Esther Briones Parral v. The Cleaning Auth. and Zurich N. Am.

Esther Briones Parral v. The Cleaning Auth. and Zurich N. Am., No. WC22-6496 (March 21, 2024)

Zurich North America (“Zurich”) petitioned the Court of Appeals to vacate and set aside the default awards of workers’ compensation benefits and attorney’s fees pursuant to Minn. Stat. § 176.461.  The Court found mutual mistakes of fact in the record and granted the petition.  An award may be set aside “for cause.”, and under Minn Stat. § 176.461 (b), “for cause” includes a mutual mistake of fact, among a limited number of other items.

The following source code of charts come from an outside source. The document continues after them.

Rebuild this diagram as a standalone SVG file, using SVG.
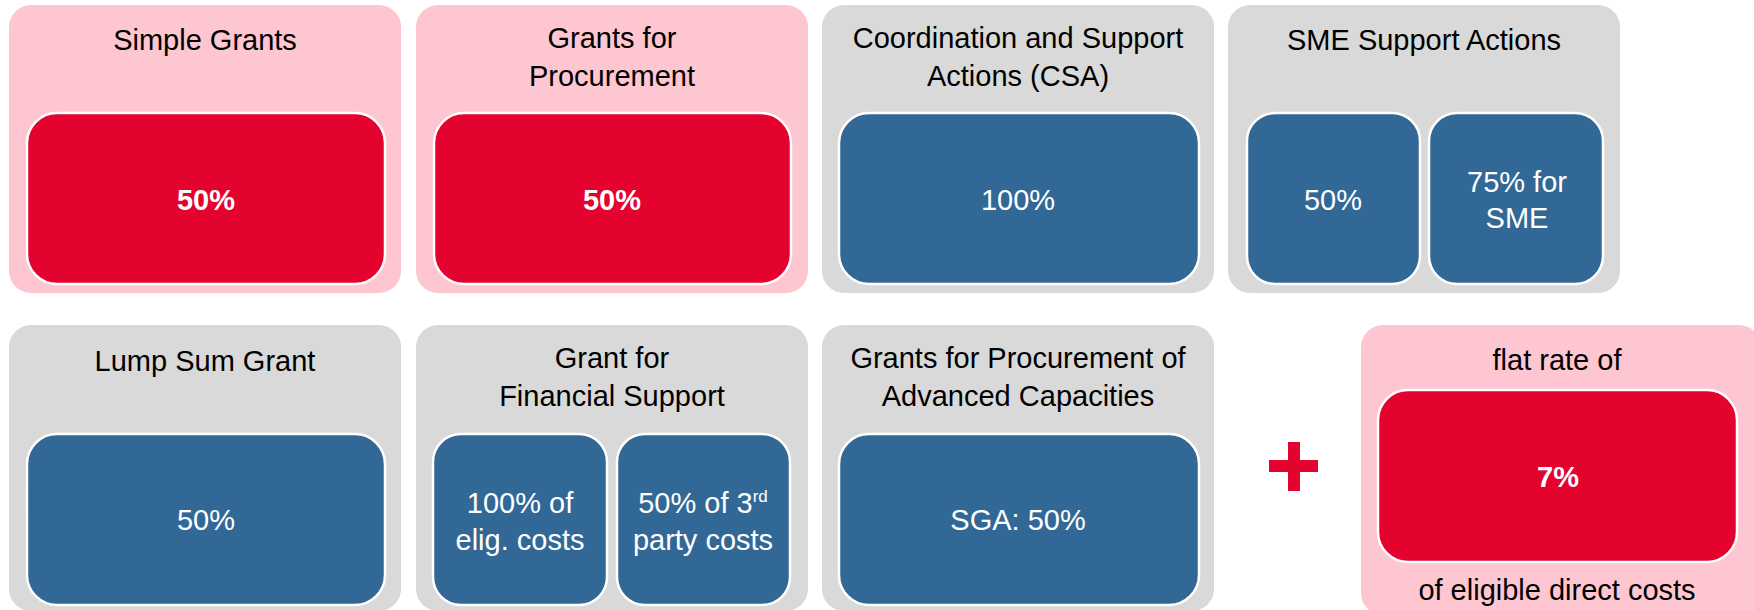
<svg xmlns="http://www.w3.org/2000/svg" width="1754" height="610" viewBox="0 0 1754 610">
<style>
.pink{fill:#FDC6D0}
.gray{fill:#D9D9D9}
.red{fill:#E4032E;stroke:#fff;stroke-width:2.5}
.blue{fill:#326896;stroke:#fff;stroke-width:2.5}
text{font-family:"Liberation Sans",Arial,sans-serif;font-size:29px;text-anchor:middle}
.t{fill:#000}
.w{fill:#fff}
.b{font-weight:bold}
</style>
<rect width="1754" height="610" fill="#fff"/>
<g id="simple-grants">
<rect class="pink" x="9" y="5" width="392" height="288" rx="22"/>
<text class="t" x="205" y="50">Simple Grants</text>
<rect class="red" x="27" y="113" width="358" height="171" rx="30"/>
<text class="w b" x="206" y="210">50%</text>
</g>
<g id="grants-procurement">
<rect class="pink" x="416" y="5" width="392" height="288" rx="22"/>
<text class="t" x="612" y="48">Grants for</text>
<text class="t" x="612" y="86">Procurement</text>
<rect class="red" x="434" y="113" width="357" height="171" rx="30"/>
<text class="w b" x="612" y="210">50%</text>
</g>
<g id="csa">
<rect class="gray" x="822" y="5" width="392" height="288" rx="22"/>
<text class="t" x="1018" y="48">Coordination and Support</text>
<text class="t" x="1018" y="86">Actions (CSA)</text>
<rect class="blue" x="839" y="113" width="360" height="171" rx="30"/>
<text class="w" x="1018" y="210">100%</text>
</g>
<g id="sme">
<rect class="gray" x="1228" y="5" width="392" height="288" rx="22"/>
<text class="t" x="1424" y="50">SME Support Actions</text>
<rect class="blue" x="1247" y="113" width="173" height="171" rx="28"/>
<text class="w" x="1333" y="210">50%</text>
<rect class="blue" x="1429" y="113" width="174" height="171" rx="28"/>
<text class="w" x="1517" y="192">75% for</text>
<text class="w" x="1517" y="228">SME</text>
</g>
<g id="lump-sum">
<rect class="gray" x="9" y="325" width="392" height="286" rx="22"/>
<text class="t" x="205" y="371">Lump Sum Grant</text>
<rect class="blue" x="27" y="434" width="358" height="171" rx="30"/>
<text class="w" x="206" y="530">50%</text>
</g>
<g id="financial-support">
<rect class="gray" x="416" y="325" width="392" height="286" rx="22"/>
<text class="t" x="612" y="368">Grant for</text>
<text class="t" x="612" y="406">Financial Support</text>
<rect class="blue" x="433" y="434" width="174" height="171" rx="28"/>
<text class="w" x="520" y="513">100% of</text>
<text class="w" x="520" y="550">elig. costs</text>
<rect class="blue" x="617" y="434" width="173" height="171" rx="28"/>
<text class="w" x="703" y="513">50% of 3<tspan font-size="17" dy="-11">rd</tspan></text>
<text class="w" x="703" y="550">party costs</text>
</g>
<g id="advanced-capacities">
<rect class="gray" x="822" y="325" width="392" height="286" rx="22"/>
<text class="t" x="1018" y="368">Grants for Procurement of</text>
<text class="t" x="1018" y="406">Advanced Capacities</text>
<rect class="blue" x="839" y="434" width="360" height="171" rx="30"/>
<text class="w" x="1018" y="530">SGA: 50%</text>
</g>
<g id="plus">
<rect x="1269" y="460" width="49" height="12" fill="#E4032E"/>
<rect x="1288" y="442" width="12" height="49" fill="#E4032E"/>
</g>
<g id="flat-rate">
<rect class="pink" x="1361" y="325" width="400" height="290" rx="22"/>
<text class="t" x="1557" y="370">flat rate of</text>
<rect class="red" x="1378" y="390" width="359" height="172" rx="30"/>
<text class="w b" x="1558" y="487">7%</text>
<text class="t" x="1557" y="600">of eligible direct costs</text>
</g>
<g id="connectors"></g>
</svg>
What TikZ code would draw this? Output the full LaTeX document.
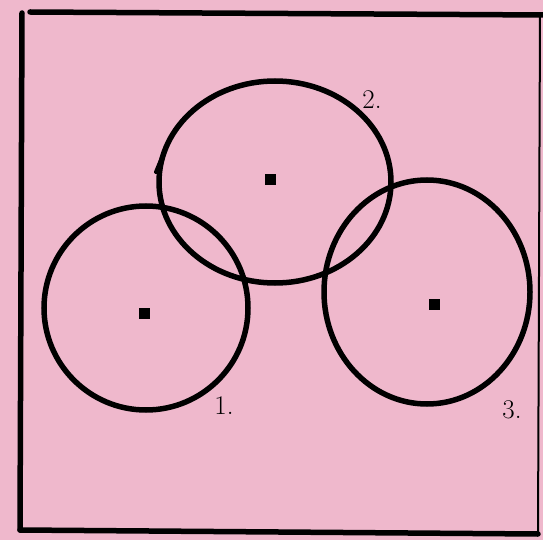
\documentclass[tikz,border=0pt]{standalone}
\definecolor{paper}{RGB}{239,184,204}
\begin{document}
\begin{tikzpicture}[x=1pt,y=-1pt,
  ink/.style={line width=5.5pt,draw=black,line cap=round},
  ring/.style={line width=5.5pt,draw=black},
  dot/.style={fill=black,minimum size=11pt,inner sep=0pt,draw=none,rectangle},
  lbl/.style={font=\fontsize{27}{27}\selectfont,inner sep=0pt}]
\fill[paper] (0,0) rectangle (543,540);
\useasboundingbox (0,0) rectangle (543,540);
\coordinate (tl) at (22,13);
\coordinate (tr) at (545,15);
\coordinate (bl) at (20,530);
\coordinate (br) at (538,534);
\coordinate (rt) at (540,15);
\draw[ink] (30,12) -- (tr);
\draw[ink] (tl) -- (bl);
\draw[ink] (bl) -- (br);
\draw[line width=2pt] (rt) -- (br);
\draw[ring] (146,308) ellipse [x radius=102, y radius=102];
\draw[ring] (275,182) ellipse [x radius=116, y radius=101];
\draw[ring] (427,292) ellipse [x radius=103, y radius=112];
\coordinate (h1) at (156,172);
\coordinate (h2) at (163,155);
\draw[ink,line width=4pt] (h1) -- (h2);
\node[dot] (d1) at (144,313) {};
\node[dot] (d2) at (270,180) {};
\node[dot] (d3) at (434,304) {};
\node[lbl] (l1) at (224,406) {1.};
\node[lbl] (l2) at (372,100) {2.};
\node[lbl] (l3) at (512,410) {3.};
\end{tikzpicture}
\end{document}
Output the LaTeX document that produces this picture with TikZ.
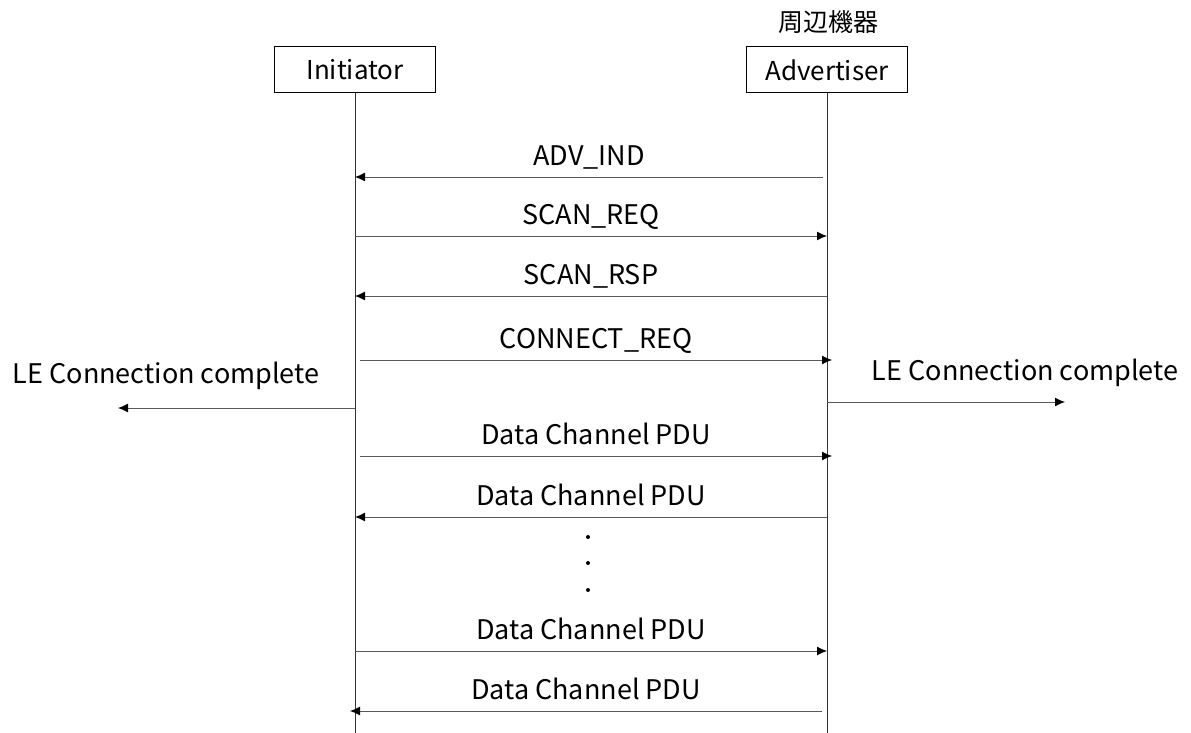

In this case, Zurich argued that the findings and order determining attorney’s fees should be set aside and vacated because Zurich did not provide workers’ compensation liability coverage for The Cleaning Authority on October 8, 2021.  The parties agreed that on October 8, 2021, the Employee’s proper employer was M & M Business Enterprises, and not The Cleaning Authority, which was used on the Claim Petition, the pleadings, the findings and order, and the award on attorney’s fees.  Further, the parties also agreed that M & M Business Enterprises was not insured for workers’ compensation liability by Zurich and, in fact, lacked workers’ compensation coverage in Minnesota entirely on October 8, 2021.  There was no attempt by any party to amend the pleadings to indicate the proper employer and insurer prior to the issuance of the orders or the petition to vacate filed by Zurich.  The Court found that mutual mistakes of fact existed regarding the identity of the Employer and the Insurer at the time of the injury on October 8, 2021.

Fundamental fairness is the overriding principle when determining whether to set aside an award.  However, unfairness is not sufficient in and of itself to provide cause to vacate.  Here, the Employee was a passenger in a car driven by her boss when she sustained a work injury arising out of and in the course of her employment.  Since her injury, the Employee had been unable to pursue her claim either quickly or efficiently, and instead had been subjected to years of cyclical litigation as a result of the mutual mistakes of fact.  Given the unwarranted litigation the parties created in this matter, the need for the injured employee to quickly and efficiently pursue her claim, and the discovery of pertinent facts after the issuance of the awards, basic fairness dictated that the awards at issue be vacated.

Finding good cause, the Court granted Zurich’s petition to set aside the award of benefits and vacated the findings and order dated September 2, 2022, and order determining attorney fees dated November 1, 2022.

Takeaway: When a party necessary to a claim is misapprehended during legal proceedings, is not represented during the process of the claim, and has no chance to be heard, the findings and order resulting from that claim must be vacated.